The Liberation of Painting: Modernism and Anarchism in Avant-Guerre Paris
English
By (author): Patricia Leighten
The years before World War I were a time of profound social and political ferment in Europe that deeply affected the art world. The center of this creative tumult was Paris, where many avant-garde artists sought to transform modern art through their engagement with radical politics. In this lively look at art and anarchism in prewar France, Patricia Leighten argues that anarchist aesthetics and a related politics of form played crucial roles in the development of modern art, only to be suppressed soon after the war and then forgotten.
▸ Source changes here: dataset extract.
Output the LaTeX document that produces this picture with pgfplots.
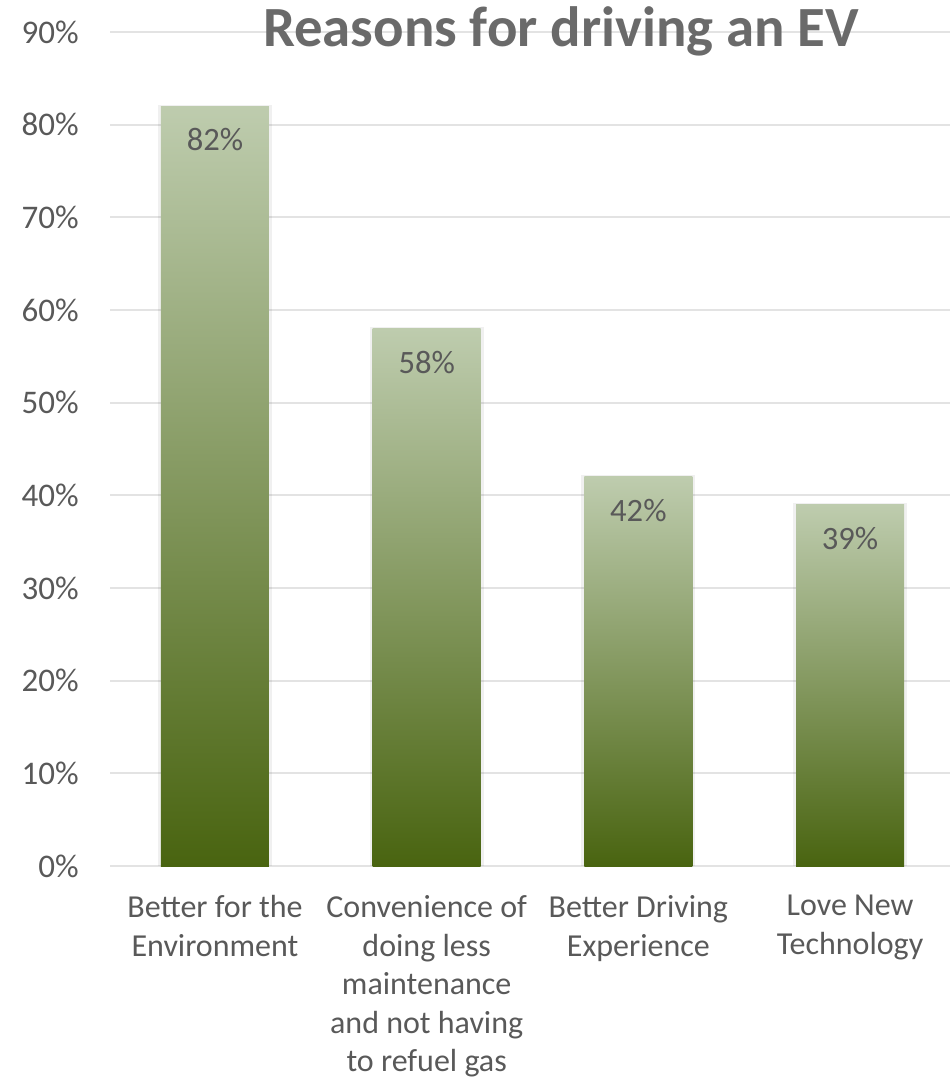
\documentclass[border=0pt]{standalone}
\usepackage{pgfplots}
\pgfplotsset{compat=1.18}
\usepackage{fontspec}
\setmainfont{Carlito}
\definecolor{txt}{HTML}{595959}
\definecolor{ttl}{HTML}{6A6A6A}
\definecolor{gridc}{HTML}{E3E3E3}
\definecolor{barTop}{HTML}{BECCAE}
\definecolor{barBot}{HTML}{496410}
\pgfplotsset{
  evbar/.style={ybar, bar shift=0pt, bar width=54pt, draw=none, top color=barTop, bottom color=barBot,
    nodes near coords={\pgfmathprintnumber{\pgfplotspointmeta}\%},
    every node near coord/.append style={anchor=north, inner sep=0pt, yshift=-11pt, font=\fontsize{16.3}{19.6}\selectfont, text=txt}},
  shbar/.style={ybar, bar shift=0pt, bar width=57pt, draw=none, fill=black, fill opacity=0.06},
}
\begin{document}
\begin{tikzpicture}
\useasboundingbox (-55pt,-106pt) rectangle (420pt,433pt);
\begin{axis}[
  at={(0,0)}, anchor=south west,
  scale only axis, width=420pt, height=417pt,
  xmin=-0.496, xmax=3.472, ymin=0, ymax=90,
  ytick={0,10,...,90},
  yticklabel={\pgfmathprintnumber{\tick}\%},
  /pgf/number format/assume math mode=true,
  ymajorgrids, grid style={draw=gridc, line width=0.9pt},
  axis line style={draw=none},
  major tick length=0pt,
  xtick={0,1,2,3},
  xticklabels={{Better for the\\Environment},{Convenience of\\doing less\\maintenance\\and not having\\to refuel gas},{Better Driving\\Experience},{Love New\\Technology}},
  xticklabel style={align=center, anchor=north, inner sep=0pt, yshift=-14.5pt, font=\fontsize{16}{19.3}\selectfont, text=txt},
  yticklabel style={anchor=east, inner sep=0pt, xshift=-15.5pt, font=\fontsize{16.5}{19.6}\selectfont, text=txt},
  clip=false,
]
\addplot[shbar] coordinates {(0,82.15)};
\addplot[shbar] coordinates {(1,58.15)};
\addplot[shbar] coordinates {(2,42.15)};
\addplot[shbar] coordinates {(3,39.15)};
\addplot[evbar] coordinates {(0,82)};
\addplot[evbar] coordinates {(1,58)};
\addplot[evbar] coordinates {(2,42)};
\addplot[evbar] coordinates {(3,39)};
\end{axis}
\node[anchor=base, font=\fontsize{28.4}{34}\selectfont\bfseries, text=ttl] at (225.5pt,409.5pt) {Reasons for driving an EV};
\end{tikzpicture}
\end{document}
Leighten examines the circle of artists - Pablo Picasso, Juan Gris, Frantisek Kupka, Maurice de Vlaminck, Kees van Dongen, and others - who thought anarchist politics drove the idea of avant-garde art, exploring how their aesthetic choices negotiated the myriad artistic languages operating in the decade before World War I. Whether working on political cartoons or avant-garde abstractions, these artists, she shows, were preoccupied with social criticism. Each sought an appropriate subject, medium, style, and audience based on different conceptions of how art influences society - and their choices constantly shifted as they responded to the dilemmas posed by contradictory anarchist ideas. Packed with illustrations, The Liberation of Painting restores revolutionary activism to the broader history of modern art.